Nature, as a category in photographic competitions sanctioned by the Photographic Society of America and, to which my club, the Placer Camera Club, adheres, is the story of nature. No human elements, i.e., the hand of man, can be a part of the image. There should be no obvious evidence that man has been there. I struggle with this limitation when I submit photos for judging because many of the wild bird photographs I take are in places with the imprint of the hand of man. Photographs of hummingbirds bathing in the fountain, or feeding at the feeder, even hawks perched on a telephone pole, are not allowed in the Nature category because of evidence of the hand of man.
I am featuring the “dreaded” hand of man in my post today because it is what will allow a baby scrub jay to soon survive in the wild. There are many wildlife rescue organizations in my area and I belong to and participate in some of them, including the California Foundation for Birds of Prey, an organization that rehabilitates injured birds of prey and when possible, returns them to the wild. Saturday morning, I discovered my next door neighbor is a one man wildlife rescue. He rang my doorbell and asked to come into my yard to retrieve the baby scrub jay he has been caring for for three days after he discovered it had fallen from its nest; the bird’s sibling did not survive. The bird doesn’t fly yet but it had scrambled through a crack in the fence and hid in a bush on my side of the fence.
I suspected a scrub jay nest was in the shrubs because a pair of jays had been flying in an out regularly and very secretively. Although I searched, I didn’t discover their nest until a couple of days ago and it was empty by then. In the past few days, the jays had become very vocal, very upset whenever I went into the yard, and very focused on an area by the fence between the back yards. When my neighbor, Gigham, retrieved the tiny bird from its hiding place under a shrub on my side of the fence, one of the adults dive bombed him and both parents stayed close eying us warily as I took photographs. I dribbled a little water into the bird’s mouth and cut off a piece of thread that had become entangled on its foot. Then Gigham took the little creature back to his side of the fence where he keeps the baby safe in a box where the parents can watch and feed it. When it gets too warm during the day, or it gets dark, Gigham moves the baby into a covered box and takes it indoors. Every morning he moves the baby back outside, much to the relief of its parents.

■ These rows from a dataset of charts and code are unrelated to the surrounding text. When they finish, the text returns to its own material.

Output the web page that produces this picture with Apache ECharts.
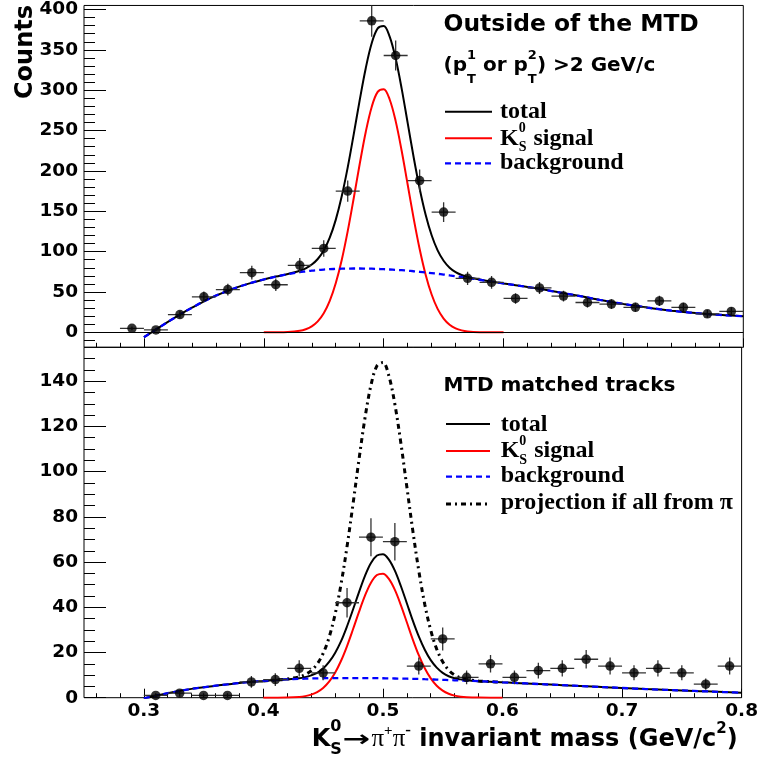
<!DOCTYPE html>
<html><head><meta charset="utf-8">
<script src="https://cdn.jsdelivr.net/npm/echarts@6/dist/echarts.min.js"></script>
<style>html,body{margin:0;padding:0;background:#fff}#c{width:761px;height:761px}</style>
</head><body><div id="c"></div>
<script>
// ---------------- data ----------------
const massTop = [0.29,0.31,0.33,0.35,0.37,0.39,0.41,0.43,0.45,0.47,0.49,0.51,0.53,0.55,0.57,0.59,0.61,0.63,0.65,0.67,0.69,0.71,0.73,0.75,0.77,0.79];
const countsTop = [5,3,22,44,53,74,59,83,104,175,386,343,188,149,67,62,42,55,45,37,35,31,39,31,23,26];
const massBottom = [0.31,0.33,0.35,0.37,0.39,0.41,0.43,0.45,0.47,0.49,0.51,0.53,0.55,0.57,0.59,0.61,0.63,0.65,0.67,0.69,0.71,0.73,0.75,0.77,0.79];
const countsBottom = [1,2,1,1,7,8,13,11,42,71,69,14,26,9,15,9,12,13,17,14,11,13,11,6,14];
const binHalfWidth = 0.01;

const curveX = [0.30,0.31,0.32,0.33,0.34,0.35,0.36,0.37,0.38,0.39,0.40,0.41,0.42,
  0.43,0.435,0.44,0.445,0.45,0.455,0.46,0.465,0.47,0.475,0.48,0.485,0.49,0.495,0.50,0.505,0.51,0.515,0.52,0.525,0.53,0.535,0.54,0.545,0.55,0.555,0.56,0.565,0.57,
  0.58,0.59,0.60,0.61,0.62,0.63,0.64,0.65,0.66,0.67,0.68,0.69,0.70,0.71,0.72,0.73,0.74,0.75,0.76,0.77,0.78,0.79,0.80];
const topBackground = [-6,3.5,13,22,30.5,38.5,45.5,51.5,57,61.5,65.5,69,72,
  74.5,75.5,76.5,77.2,77.8,78.3,78.6,78.9,79,79.1,79.1,79,78.9,78.6,78.3,77.9,77.5,77,76.4,75.7,75,74.2,73.4,72.5,71.6,70.6,69.6,68.6,67.5,
  65.2,62.8,60.6,58.5,56.2,54,51.2,48.6,46,43.2,40.3,37.6,35.2,32.9,30.7,28.7,26.9,25.3,23.9,22.7,21.7,20.8,20];
const topTotal = [-6,3.5,13,22,30.5,38.5,45.5,51.5,57,61.5,65.5,69.1,72.4,
  76.4,79.4,84,90.9,101.5,117.3,139.4,168.6,204.4,245.3,287.7,327,358.2,376.6,379.6,366.4,339.2,302,259.6,217,178.3,145.7,120.3,101.6,88.7,80.1,74.6,71.1,68.7,
  65.4,62.8,60.6,58.5,56.2,54,51.2,48.6,46,43.2,40.3,37.6,35.2,32.9,30.7,28.7,26.9,25.3,23.9,22.7,21.7,20.8,20];
const signalX = [0.40,0.41,0.42,
  0.43,0.435,0.44,0.445,0.45,0.455,0.46,0.465,0.47,0.475,0.48,0.485,0.49,0.495,0.50,0.505,0.51,0.515,0.52,0.525,0.53,0.535,0.54,0.545,0.55,0.555,0.56,0.565,0.57,
  0.58,0.59,0.60];
const topSignal = [0,0.06,0.4,1.9,3.9,7.5,13.7,23.7,39,60.8,89.7,125.4,166.2,208.6,248,279.3,298,301.3,288.5,261.7,225,183.2,141.3,103.3,71.5,46.9,29.1,17.1,9.5,5,2.5,1.2,0.2,0,0];

const bottomBackground = [-0.3,0.9,2.0,3.0,3.9,4.6,5.3,5.9,6.5,7.0,7.4,7.8,8.1,
  8.3,8.4,8.5,8.55,8.6,8.65,8.7,8.7,8.7,8.7,8.7,8.7,8.7,8.65,8.6,8.55,8.5,8.45,8.4,8.35,8.3,8.2,8.1,8.0,7.9,7.8,7.7,7.6,7.5,
  7.3,7.1,6.8,6.55,6.3,6.05,5.8,5.55,5.3,5.05,4.8,4.55,4.3,4.05,3.8,3.6,3.4,3.2,3.0,2.8,2.6,2.4,2.2];
const bottomTotal = [-0.3,0.9,2.0,3.0,3.9,4.6,5.3,5.9,6.5,7.0,7.4,7.8,8.2,
  8.6,9.1,9.9,11.0,12.9,15.8,19.8,25.0,31.6,39.0,46.7,53.9,59.6,62.9,63.5,61.1,56.2,49.4,41.8,34.1,27.1,21.2,16.6,13.3,11.0,9.5,8.6,8.1,7.7,
  7.3,7.1,6.8,6.55,6.3,6.05,5.8,5.55,5.3,5.05,4.8,4.55,4.3,4.05,3.8,3.6,3.4,3.2,3.0,2.8,2.6,2.4,2.2];
const bottomSignal = [0,0.01,0.07,0.34,0.7,1.36,2.49,4.32,7.1,11.07,16.34,22.85,30.27,37.98,45.16,50.86,54.27,54.87,52.54,47.67,40.97,33.36,25.73,18.81,13.02,8.54,5.3,3.12,1.74,0.92,0.46,0.22,0.04,0,0];
const bottomProjection = [7.4,7.8,8.3,9.2,10.2,12.0,14.9,19.6,26.7,36.9,50.3,66.9,85.7,105.4,123.7,138.2,146.8,148.3,142.3,129.8,112.7,93.3,73.9,56.2,41.3,29.8,21.5,15.9,12.2,10.0,8.8,8.1,7.4,7.1,6.8];

const xMajorTicks = [0.3,0.4,0.5,0.6,0.7,0.8];
const xMinorTicks = [0.26,0.28,0.32,0.34,0.36,0.38,0.42,0.44,0.46,0.48,0.52,0.54,0.56,0.58,0.62,0.64,0.66,0.68,0.72,0.74,0.76,0.78];
const yTopMajor = [0,50,100,150,200,250,300,350,400];
const yTopMinor = [-10,10,20,30,40,60,70,80,90,110,120,130,140,160,170,180,190,210,220,230,240,260,270,280,290,310,320,330,340,360,370,380,390];
const yBottomMajor = [0,20,40,60,80,100,120,140];
const yBottomMinor = [5,10,15,25,30,35,45,50,55,65,70,75,85,90,95,105,110,115,125,130,135,145,150];

// ---------------- layout ----------------
const SANS = '"DejaVu Sans"';
const SERIF = '"Liberation Serif"';
const G_LEFT = 84, G_RIGHT = 17.7;
const pairs = (xs, ys) => xs.map((x, i) => [x, ys[i]]);

const mctx = document.createElement('canvas').getContext('2d');
function tw(t, f) { mctx.font = f; return mctx.measureText(t).width; }
function fstr(q) { return (q.weight || 'bold') + ' ' + q.size + 'px ' + (q.family || SANS); }
function runText(x0, base, parts) {
  const out = []; let x = x0;
  for (const p of parts) {
    const group = p.stack || [p];
    let adv = 0;
    for (const q of group) {
      const f = fstr(q);
      const sx = q.sx || 1;
      const w = tw(q.text, f) * sx;
      out.push({type:'text', x: x, y: base + (q.dy || 0) - 0.3 * q.size, scaleX: sx, z: 100,
        style:{text:q.text, font:f, fill:'#000', align:'left', verticalAlign:'middle', textAlign:'left', textVerticalAlign:'middle'}});
      adv = Math.max(adv, w);
    }
    x += adv + (p.gap || 0);
  }
  return out;
}
function legLine(x1, x2, y, color, width, dash) {
  return {type:'line', z:100, shape:{x1, y1:y, x2, y2:y}, style:{stroke:color, lineWidth:width, lineDash: dash || null}};
}

function xAx(grid, ticks, len, labels) {
  return {type:'value', gridIndex:grid, min:0.25, max:0.8, position:'bottom',
    axisLine:{show:false, onZero:false}, splitLine:{show:false},
    axisTick:{show:true, inside:true, length:len, customValues:ticks, lineStyle:{color:'#000', width:1}},
    axisLabel:{show:labels, customValues: labels ? xMajorTicks : undefined, margin:4, color:'#000', fontFamily:SANS, fontWeight:'bold', fontSize:18.5}};
}
function yAx(grid, min, max, ticks, len, labels) {
  return {type:'value', gridIndex:grid, min, max, position:'left',
    axisLine:{show:false, onZero:false}, splitLine:{show:false},
    axisTick:{show:true, inside:true, length:len, customValues:ticks, lineStyle:{color:'#000', width:1}},
    axisLabel:{show:!!labels, customValues: labels || undefined, margin:6, color:'#000', fontFamily:SANS, fontWeight:'bold', fontSize:18.5}};
}
function curve(idx, xs, ys, color, width, type, z) {
  return {type:'line', xAxisIndex:idx, yAxisIndex:idx, data:pairs(xs, ys), showSymbol:false, symbol:'none',
    smooth:0.35, clip:true, silent:true, z, lineStyle:{color, width, type}};
}
function errRender(params, api) {
  const x = api.value(0), y = api.value(1), e = api.value(2);
  const h0 = api.coord([x - binHalfWidth, y]), h1 = api.coord([x + binHalfWidth, y]);
  const v0 = api.coord([x, y - e]), v1 = api.coord([x, y + e]);
  const st = {stroke:'#333', lineWidth:1.3};
  return {type:'group', children:[
    {type:'line', shape:{x1:h0[0], y1:h0[1], x2:h1[0], y2:h1[1]}, style:st},
    {type:'line', shape:{x1:v0[0], y1:v0[1], x2:v1[0], y2:v1[1]}, style:st}
  ]};
}
function points(idx, xs, ys) {
  return [
    {type:'custom', xAxisIndex:idx, yAxisIndex:idx, renderItem:errRender, clip:true, silent:true, z:8,
      data: xs.map((x, i) => [x, ys[i], Math.sqrt(ys[i])])},
    {type:'scatter', xAxisIndex:idx, yAxisIndex:idx, data:pairs(xs, ys), symbol:'circle', symbolSize:9.5, silent:true, z:10,
      itemStyle:{color:'#000'}}
  ];
}

const blueDash = [6, 4];
const dashDot = [5, 4, 2, 4];

const graphics = [].concat(
  [{type:'text', x:26, y:52, rotation:Math.PI/2, z:100,
    style:{text:'Counts', font:'bold 24px ' + SANS, fill:'#000', align:'center', verticalAlign:'middle', textAlign:'center', textVerticalAlign:'middle'}}],
  runText(311.7, 746.7, [
    {text:'K', size:24},
    {stack:[{text:'0', size:16, dy:-15}, {text:'S', size:16, dy:8}], gap:1},
    {text:'\u2192', size:22, sx:1.5, gap:1},
    {text:'\u03c0', size:25, family:SERIF, weight:'normal'},
    {text:'+', size:15, family:SERIF, dy:-11},
    {text:'\u03c0', size:25, family:SERIF, weight:'normal'},
    {text:'-', size:17, family:SERIF, dy:-11},
    {text:' invariant mass (GeV/c', size:24},
    {text:'2', size:15, dy:-13},
    {text:')', size:24}
  ]),
  // top panel legend
  runText(443.5, 31.7, [{text:'Outside of the MTD', size:23.4}]),
  runText(443.5, 71.7, [
    {text:'(p', size:20},
    {stack:[{text:'1', size:13, dy:-12}, {text:'T', size:13, dy:11.5}]},
    {text:' or p', size:20},
    {stack:[{text:'2', size:13, dy:-12}, {text:'T', size:13, dy:11.5}]},
    {text:') >2 GeV/c', size:20}
  ]),
  [legLine(445, 492, 111.7, '#000', 2), legLine(445, 492, 138.3, '#ff0000', 2), legLine(445, 492, 163.3, '#0000ff', 2.3, blueDash)],
  runText(500, 119.3, [{text:'total', size:24, family:SERIF}]),
  runText(500, 145.7, [
    {text:'K', size:24, family:SERIF},
    {stack:[{text:'0', size:14, family:SERIF, dy:-12.7}, {text:'S', size:14, family:SERIF, dy:6}], gap:1},
    {text:' signal', size:24, family:SERIF}
  ]),
  runText(500, 170, [{text:'background', size:24, family:SERIF}]),
  // bottom panel legend
  runText(443.5, 391.7, [{text:'MTD matched tracks', size:20}]),
  [legLine(446, 490, 424, '#000', 2), legLine(446, 490, 451, '#ff0000', 2), legLine(446, 490, 476.7, '#0000ff', 2.3, blueDash), legLine(446, 490, 504, '#000', 3, dashDot)],
  runText(500.7, 431.7, [{text:'total', size:24, family:SERIF}]),
  runText(500.7, 458.3, [
    {text:'K', size:24, family:SERIF},
    {stack:[{text:'0', size:14, family:SERIF, dy:-12.7}, {text:'S', size:14, family:SERIF, dy:6}], gap:1},
    {text:' signal', size:24, family:SERIF}
  ]),
  runText(500.7, 483, [{text:'background', size:24, family:SERIF}]),
  runText(500.7, 510, [{text:'projection if all from \u03c0', size:24, family:SERIF}])
);

const option = {
  animation:false,
  backgroundColor:'#fff',
  grid:[
    {left:G_LEFT, right:G_RIGHT, top:4, height:343.3, show:true, borderColor:'#000', borderWidth:1, backgroundColor:'transparent', containLabel:false},
    {left:G_LEFT, right:G_RIGHT, top:347.3, height:350.4, show:true, borderColor:'#000', borderWidth:1, backgroundColor:'transparent', containLabel:false}
  ],
  xAxis:[ xAx(0, xMajorTicks, 9, false), xAx(1, xMajorTicks, 9, true), xAx(0, xMinorTicks, 4.5, false), xAx(1, xMinorTicks, 4.5, false) ],
  yAxis:[ yAx(0, -18.5, 405, yTopMajor, 22, yTopMajor), yAx(1, 0, 155, yBottomMajor, 22, yBottomMajor),
          yAx(0, -18.5, 405, yTopMinor, 11, null), yAx(1, 0, 155, yBottomMinor, 11, null) ],
  series:[
    Object.assign(curve(0, curveX, topTotal, '#000', 2, 'solid', 3), {
      markLine:{silent:true, symbol:'none', label:{show:false}, lineStyle:{color:'#000', width:1.2, type:'solid'}, data:[{yAxis:0}]}
    }),
    curve(0, signalX, topSignal, '#ff0000', 2, 'solid', 4),
    curve(0, curveX, topBackground, '#0000ff', 2.3, blueDash, 5),
    ...points(0, massTop, countsTop),
    curve(1, signalX, bottomProjection, '#000', 3, dashDot, 2),
    curve(1, curveX, bottomTotal, '#000', 2, 'solid', 3),
    curve(1, signalX, bottomSignal, '#ff0000', 2, 'solid', 4),
    curve(1, curveX, bottomBackground, '#0000ff', 2.3, blueDash, 5),
    ...points(1, massBottom, countsBottom)
  ],
  graphic: graphics
};
const chart = echarts.init(document.getElementById('c'), null, {renderer:'canvas'});
chart.setOption(option);
</script>
</body></html>
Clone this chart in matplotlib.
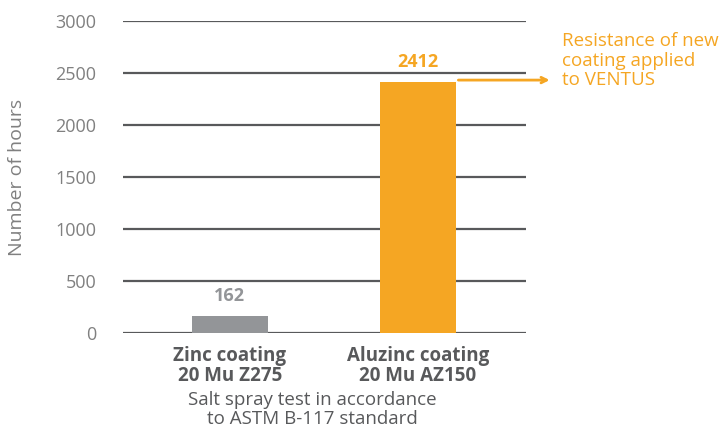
import matplotlib
matplotlib.use("Agg")
import matplotlib.pyplot as plt
import numpy as np

plt.rcParams['font.family'] = ['Open Sans', 'DejaVu Sans']

categories = ['Zinc coating\n20 Mu Z275', 'Aluzinc coating\n20 Mu AZ150']
hours = [162, 2412]
bar_colors = ['#939598', '#F5A623']
label_colors = ['#939598', '#F5A623']
yticks = [0, 500, 1000, 1500, 2000, 2500, 3000]

fig = plt.figure(figsize=(7.23, 4.36), dpi=100)
ax = fig.add_axes([0.170, 0.2362, 0.5574, 0.7156])

x = np.arange(len(categories))
ax.bar(x, hours, width=0.4, color=bar_colors, zorder=3)

for xi, h, c in zip(x, hours, label_colors):
    ax.text(xi, h + 110, str(h), ha='center', va='bottom', color=c,
            fontsize=13, fontweight='bold')

ax.set_ylim(0, 3000)
ax.set_xlim(-0.569, 1.574)
ax.set_yticks(yticks)
ax.yaxis.grid(True, color='#58595B', linewidth=1.6, zorder=0)
ax.tick_params(axis='y', length=0, pad=19, labelcolor='#808080', labelsize=13)
ax.tick_params(axis='x', length=0, pad=9, labelcolor='#58595B')
ax.set_xticks(x)
ax.set_xticklabels(categories, fontsize=13.5, fontweight='bold', linespacing=1.05)
for s in ax.spines.values():
    s.set_visible(False)

ax.set_ylabel('Number of hours', color='#808080', fontsize=14)
ax.yaxis.set_label_coords(-0.24, 0.5)

fig.text(0.432, 0.018, 'Salt spray test in accordance\nto ASTM B-117 standard',
         ha='center', va='bottom', color='#58595B', fontsize=13.5, linespacing=1.05)

ax.annotate('', xy=(1.715, hours[1] + 20), xytext=(1.2, hours[1] + 20),
            arrowprops=dict(arrowstyle='->', color='#F5A623', lw=2),
            annotation_clip=False)
fig.text(0.778, 0.795, 'Resistance of new\ncoating applied\nto VENTUS',
         ha='left', va='bottom', color='#F5A623', fontsize=13.5, linespacing=1.12)

fig.savefig('out.png', dpi=100)
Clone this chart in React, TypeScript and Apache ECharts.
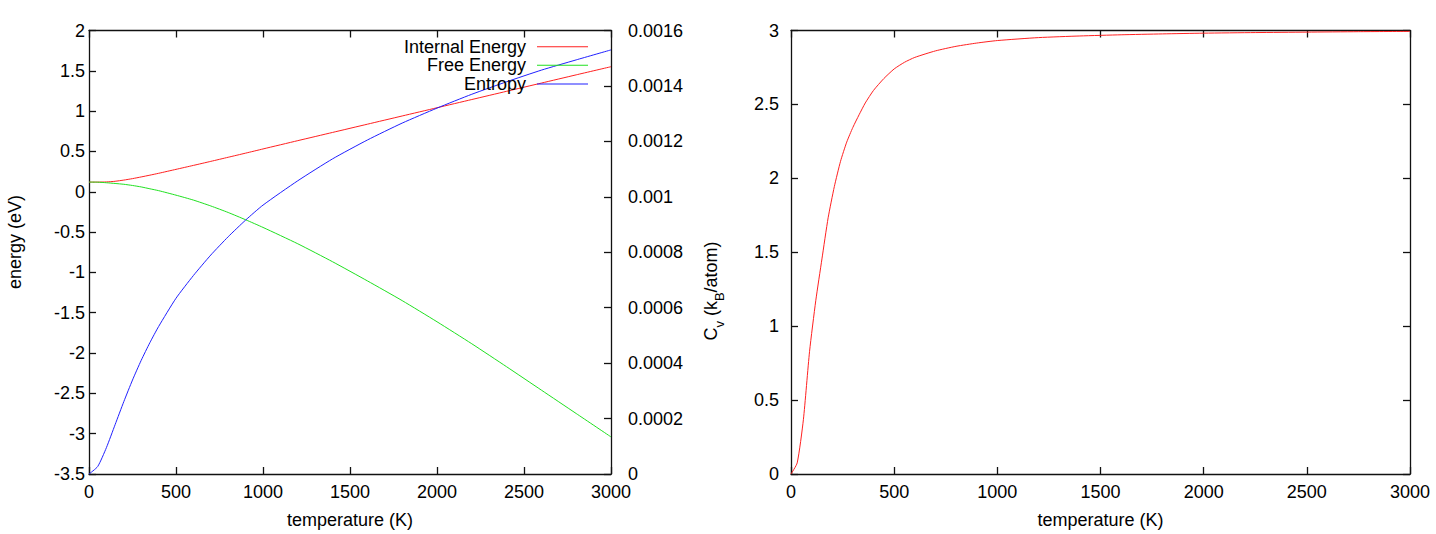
import React, { useEffect, useRef } from "react";
import * as echarts from "echarts";

const FONT = '"Liberation Sans", Arial, Helvetica, sans-serif';

// Thermodynamic functions vs temperature (left panel)
const temperatures = [0, 50, 100, 150, 200, 250, 300, 350, 400, 500, 600, 700, 800, 900, 1000, 1200, 1400, 1600, 1800, 2000, 2200, 2400, 2600, 2800, 3000];
const internalEnergy = [0.12, 0.12, 0.122, 0.13, 0.145, 0.163, 0.184, 0.206, 0.229, 0.278, 0.327, 0.377, 0.428, 0.479, 0.531, 0.634, 0.736, 0.838, 0.94, 1.042, 1.144, 1.246, 1.348, 1.45, 1.551];
const freeEnergy = [0.12, 0.119, 0.112, 0.103, 0.093, 0.078, 0.06, 0.037, 0.014, -0.042, -0.103, -0.176, -0.257, -0.347, -0.442, -0.645, -0.868, -1.105, -1.35, -1.612, -1.885, -2.17, -2.46, -2.75, -3.04];
const entropy = [0, 0.000027, 0.000095, 0.000178, 0.000261, 0.000339, 0.00041, 0.000474, 0.000532, 0.000634, 0.000716, 0.00079, 0.000856, 0.000916, 0.00097, 0.001058, 0.001137, 0.001205, 0.001266, 0.00132, 0.00137, 0.001415, 0.001457, 0.001494, 0.00153];

// Heat capacity vs temperature (right panel)
const cvTemperatures = [0, 30, 60, 90, 120, 150, 180, 210, 240, 270, 300, 330, 360, 400, 450, 500, 550, 600, 700, 800, 900, 1000, 1200, 1400, 1600, 1800, 2000, 2250, 2500, 2750, 3000];
const heatCapacity = [0, 0.075, 0.367, 0.83, 1.172, 1.455, 1.733, 1.944, 2.115, 2.245, 2.345, 2.43, 2.51, 2.595, 2.675, 2.74, 2.785, 2.818, 2.862, 2.893, 2.915, 2.932, 2.952, 2.963, 2.971, 2.977, 2.982, 2.986, 2.989, 2.992, 2.994];

const temperatureAxis = { min: 0, max: 3000, interval: 500 };
const energyAxis = { min: -3.5, max: 2, interval: 0.5 };
const entropyAxis = { min: 0, max: 0.0016, interval: 0.0002 };
const cvAxis = { min: 0, max: 3, interval: 0.5 };

const seriesNames = ["Internal Energy", "Free Energy", "Entropy"];
const seriesColors = ["#ff2020", "#20e020", "#2020ff"];

const AXIS_COLOR = "#111";
const textStyle = { fontFamily: FONT, fontSize: 18, color: "#000" };
const plain = (v: number) => String(parseFloat(v.toFixed(6)));

function frameAxis(extra: any) {
  return {
    axisLine: { show: true, onZero: false, lineStyle: { color: AXIS_COLOR, width: 1.3 } },
    axisTick: { show: true, inside: true, length: 7, lineStyle: { color: AXIS_COLOR, width: 1.3 } },
    splitLine: { show: false },
    ...extra,
  };
}

function pairs(xs: number[], ys: number[]) {
  return xs.map((x, i) => [x, ys[i]]);
}

function curve(name: string, color: string, xi: number, yi: number, data: number[][]) {
  return {
    name,
    type: "line",
    xAxisIndex: xi,
    yAxisIndex: yi,
    data,
    symbol: "none",
    smooth: 0.2,
    lineStyle: { color, width: 1 },
    itemStyle: { color },
  };
}

export default function App() {
  const ref = useRef<HTMLDivElement>(null);

  useEffect(() => {
    if (!ref.current) return;
    const chart = echarts.init(ref.current, null, { renderer: "svg" });

    const legendRows = [46.7, 65.2, 83.9];

    const option: any = {
      animation: false,
      backgroundColor: "#fff",
      textStyle: { fontFamily: FONT },
      grid: [
        { left: 89, top: 30.5, width: 522, height: 443.5 },
        { left: 791, top: 30.5, width: 619, height: 443.5 },
      ],
      legend: seriesNames.map((name, i) => ({
        data: [name],
        orient: "horizontal",
        align: "right",
        right: 848,
        top: legendRows[i] - 9,
        padding: 0,
        icon: "rect",
        itemWidth: 51,
        itemHeight: 1,
        selectedMode: false,
        textStyle: { ...textStyle, lineHeight: 18, padding: [0, 6, 0, 0] },
      })),
      xAxis: [
        frameAxis({
          type: "value",
          gridIndex: 0,
          position: "bottom",
          ...temperatureAxis,
          name: "temperature (K)",
          nameLocation: "middle",
          nameGap: 37,
          nameTextStyle: textStyle,
          axisLabel: { ...textStyle, margin: 9, formatter: plain },
        }),
        frameAxis({
          type: "value",
          gridIndex: 0,
          position: "top",
          ...temperatureAxis,
          axisLabel: { show: false },
        }),
        frameAxis({
          type: "value",
          gridIndex: 1,
          position: "bottom",
          ...temperatureAxis,
          name: "temperature (K)",
          nameLocation: "middle",
          nameGap: 37,
          nameTextStyle: textStyle,
          axisLabel: { ...textStyle, margin: 9, formatter: plain },
        }),
        frameAxis({
          type: "value",
          gridIndex: 1,
          position: "top",
          ...temperatureAxis,
          axisLabel: { show: false },
        }),
      ],
      yAxis: [
        frameAxis({
          type: "value",
          gridIndex: 0,
          position: "left",
          ...energyAxis,
          axisLabel: { ...textStyle, margin: 4, formatter: plain },
        }),
        frameAxis({
          type: "value",
          gridIndex: 0,
          position: "right",
          ...entropyAxis,
          axisLabel: { ...textStyle, margin: 17, formatter: (v: number) => (v === 0 ? "0" : String(parseFloat(v.toFixed(4)))) },
        }),
        frameAxis({
          type: "value",
          gridIndex: 1,
          position: "left",
          ...cvAxis,
          axisLabel: { ...textStyle, margin: 12, formatter: plain },
        }),
        frameAxis({
          type: "value",
          gridIndex: 1,
          position: "right",
          ...cvAxis,
          axisLabel: { show: false },
        }),
      ],
      graphic: [
        {
          type: "text",
          x: 15,
          y: 242,
          rotation: Math.PI / 2,
          style: {
            text: "energy (eV)",
            font: `18px ${FONT}`,
            fill: "#000",
            align: "center",
            verticalAlign: "middle",
          },
        },
        {
          type: "text",
          x: 714,
          y: 291,
          rotation: Math.PI / 2,
          style: {
            text: "{n|C}{s|v}{n| (k}{s|B}{n|/atom)}",
            fill: "#000",
            align: "center",
            verticalAlign: "middle",
            rich: {
              n: { fontFamily: FONT, fontSize: 18, lineHeight: 24, verticalAlign: "top", fill: "#000" },
              s: { fontFamily: FONT, fontSize: 13, lineHeight: 13, verticalAlign: "bottom", fill: "#000" },
            },
          },
        },
      ],
      series: [
        curve(seriesNames[0], seriesColors[0], 0, 0, pairs(temperatures, internalEnergy)),
        curve(seriesNames[1], seriesColors[1], 0, 0, pairs(temperatures, freeEnergy)),
        curve(seriesNames[2], seriesColors[2], 0, 1, pairs(temperatures, entropy)),
        curve("Cv", "#ff2020", 2, 2, pairs(cvTemperatures, heatCapacity)),
      ],
    };

    chart.setOption(option);
    return () => chart.dispose();
  }, []);

  return (
    <div
      ref={ref}
      style={{ position: "absolute", left: 0, top: 0, width: 1436, height: 534, background: "#fff" }}
    />
  );
}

These photographs feature the hand of a man who cares enough about wild things that he takes the time to do something to help those wild things. The parents are close by watching as Gigham holds the baby for me to photograph. The red blob on the baby’s beak is the remnants of some sort of berry fed to it by its parent. While we looked for the baby in the shrub, I’d seen one of the adults with a berry in its beak, looking for its offspring.